His Nobel Prize was for his works in chemical reactions across femtoseconds. Through his research, he managed to show, for the first time, that it is possible with rapid laser techniques to study in slow motion how atoms in a molecule move during a chemical reaction, down to tens of femtoseconds (fs) or 0.000000000000001 seconds.

Zewail’s experiments led to the birth of the research area called femtochemistry.

Died on August 2nd 2016, after a long battle with cancer. He was given a military funeral in Cairo.


Mohamed ElBaradei

Mohamed El Baradei was born in Cairo in1942. He is known as a law scholar and a diplomat. but probably the best known fir his role of Director of the IAEA (International Atomic Energy Agency) from 1997 – 2009.

The aim of this organisation is to make efforts to ensure that nuclear energy is used for peaceful purposes. A highly commendable (and yet very contentious) purpose. His time as president of this organisation saw his efforts in confronting the spread of nuclear weapons,  was, as one can imagine, was a rather intense period.

But in 2005, he and the organisation were awarded a Nobel Prize for Peace, due to their

“efforts to prevent nuclear energy from being used for military purposes and to ensure that nuclear energy, for peaceful purposes, is used in the safest possible way.” 

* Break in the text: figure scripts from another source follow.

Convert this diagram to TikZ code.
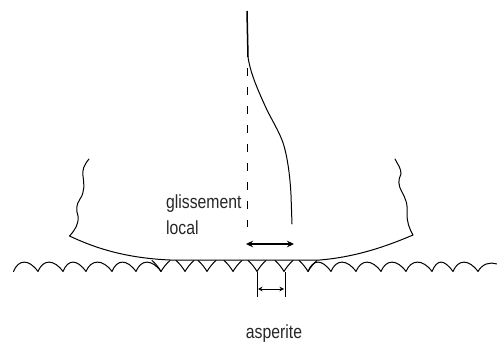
\documentclass[tikz,border=0pt]{standalone}
\usepackage{fontspec}
\setmainfont{Liberation Sans}
\usetikzlibrary{arrows.meta}
\tikzset{
  ink/.style={draw=black,line width=1pt,line cap=round,line join=round},
  dblarrow/.style={draw=black,line width=1.1pt,{Stealth[length=7pt,width=6.5pt]}-{Stealth[length=7pt,width=6.5pt]}},
  smallarrow/.style={draw=black,line width=0.7pt,{Stealth[length=4.5pt,width=4.5pt]}-{Stealth[length=4.5pt,width=4.5pt]}},
  lbl/.style={inner sep=0pt,font=\fontsize{19}{22}\selectfont,xscale=0.83,text=black!85}
}
\begin{document}
\begin{tikzpicture}[x=1pt,y=-1pt]
\useasboundingbox (0,0) rectangle (497,344);
% rough surface, left part
\draw[ink] (13.5,271.5)
  \foreach \a/\b in {13.5/38,38/63,63/86,86/112,112/136,136/161}{
    .. controls (\a+5,259) and (\b-9,259) .. (\b,271.5)
  };
% rough surface, right part
\draw[ink] (308,271.5)
  \foreach \a/\b in {308/331,331/356,356/381,381/406,406/432,432/453,453/478}{
    .. controls (\a+5,259) and (\b-9,259) .. (\b,271.5)
  }
  .. controls (482,264) and (490,261.5) .. (497,264);
% asperities in contact
\foreach \c in {161,185,207,233,257,284,308}{
  \draw[ink] (\c-9,260.5) .. controls (\c-5,264) and (\c-2,268) .. (\c,271.5)
    .. controls (\c+2,268) and (\c+5,264) .. (\c+9,260.5);
}
% sliding body
\draw[ink] (89,159) .. controls (84,165) and (82,170) .. (83,176)
  .. controls (84,184) and (85,192) .. (80,199)
  .. controls (76,205) and (76,210) .. (78,216)
  .. controls (79,224) and (75,230) .. (69.5,236)
  .. controls (95,248) and (125,258) .. (170,260)
  -- (320,260)
  .. controls (355,257) and (385,247) .. (413,235)
  .. controls (409,228) and (407,222) .. (407,214)
  .. controls (408,203) and (405,198) .. (402,192)
  .. controls (398,185) and (398,180) .. (401,174)
  .. controls (401,168) and (398,165) .. (395,159);
% reference line and deformed profile
\draw[draw=black,line width=1pt,dash pattern=on 8pt off 11pt] (247,68) -- (247,227);
\draw[draw=black,line width=1.5pt] (247,11) -- (248,57);
\draw[ink] (248,57) .. controls (250,70) and (254,82) .. (267,110)
  .. controls (272,120) and (278,130) .. (282,140)
  .. controls (287,153) and (290,175) .. (291,195)
  -- (292,224);
% labels
\node[lbl,anchor=base west] (gl) at (166,209) {glissement};
\node[lbl,anchor=base west] (lo) at (166,235) {local};
\node[lbl,anchor=base] (as) at (274,338) {asperite};
% dimension marks
\coordinate (gA) at (246,244);
\coordinate (gB) at (294,244);
\draw[dblarrow] (gA) -- (gB);
\coordinate (tA) at (257,272);
\coordinate (tB) at (285,272);
\coordinate (bA) at (257,297);
\coordinate (bB) at (285,297);
\draw[draw=black,line width=0.7pt] (tA) -- (bA) (tB) -- (bB);
\draw[smallarrow] (258,289) -- (284,289);
\end{tikzpicture}
\end{document}
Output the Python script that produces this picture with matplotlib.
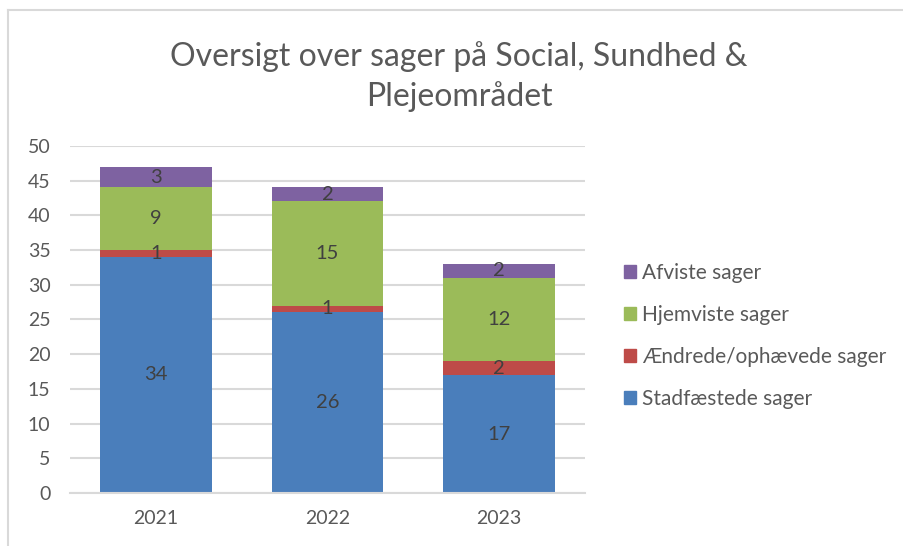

At 74 years of age, ElBaradei is the only Egyptian Nobel Prize laureate still alive. It is possibly fitting to end this brief look at the 4 Egyptian Nobel Prize winners with a sobering quote from Baradei’s Nobel Lecture:

“… only one percent of the money spent to develop new weapons would be enough to feed the entire world and that, if we hope to escape self-destruction, nuclear weapons should have no place in our collective conscience and no role in our security.”